Alice Gibneys illustrations in The End & The Beginning are humorous explorations of humanoid and animal figures. Her characters twist, rise, dance, and praise; their movement captured through frames as if they were sequences in a stop-motion film. The charcoal, color pencil, and ink on paper drawings range in scale from 1:1 ratio of human proportions to small, intimate sketches.
Gibneys works were created in response to a sudden and unexpected loss of a loved one. Her figurative drawings began to blur and erode as the artists emotional life and identity spread itself across the paper in a performative gesture of mourning and reflection. Celtic myths, slapstick humor, and Samuel Beckett became the beacons of light that shifted the artists perspective and made room for grief to evolve into a new tale. And so these characters were born to tell a new story: one wrought with paradoxes and clumsiness. They belong to a world that is not ours, but has the flavor of somewhere familiar. A tent, a childs playtime sculpture, synthetic wigs, and exaggerated clothing cover their frames and become their bodies.
Gibney is a Canadian artist who lives and works in Berlin, Germany. This is her second exhibition with the Gallery.
Sarah Irvins graphite drawings on paper record the experience of new life and motherhood. At various times while breastfeeding, the artist created drawings that codified her daughter's action of eating. Loops go up with a suck and round down with a swallow, transcribing the unreadable language of a baby at the breast. Also while breastfeeding, Irvin used a digital program to track the start time, breast side, and duration of each feeding. From this immense amount of data, the artist created an interactive sculpture (see above) resembling a card catalogue that allows the viewer to not only review different sessions, but physically acknowledge the significant amount time and energy needed for an often unacknowledged task.

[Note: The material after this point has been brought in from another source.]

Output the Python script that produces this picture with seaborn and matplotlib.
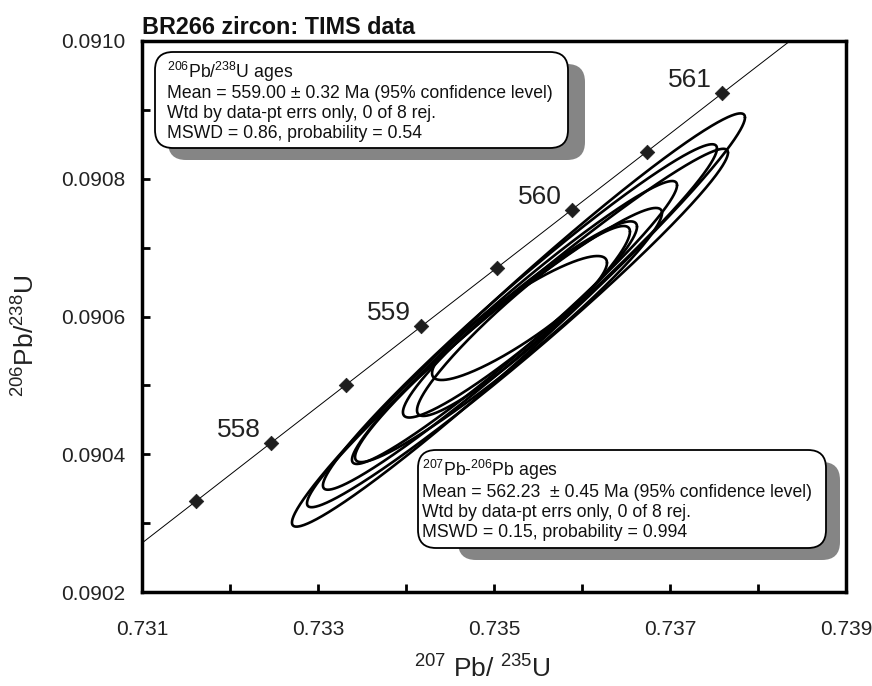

In the artists rocking chair series, the act of caring for a baby is codified as a form of mark-making. Pieces of graphite hung from the underside of Irvins glider rocking chair and created marks on a piece of paper attached to the stationary base. The series began when her daughter was born and was completed the day she turned one. Anyone who used the rocking chair during the first year of the childs life participated in the creation of the works. In addition to the original works on paper, the Gallery will release a limited print edition of the first and last breastfeeding, rocking chair, and feeding log sessions as well as a small edition of blank breastfeeding record logs for the collector to complete on their own.
Irvin is an American artist who lives and works in Richmond, Virginia. This is her first exhibition with the Gallery.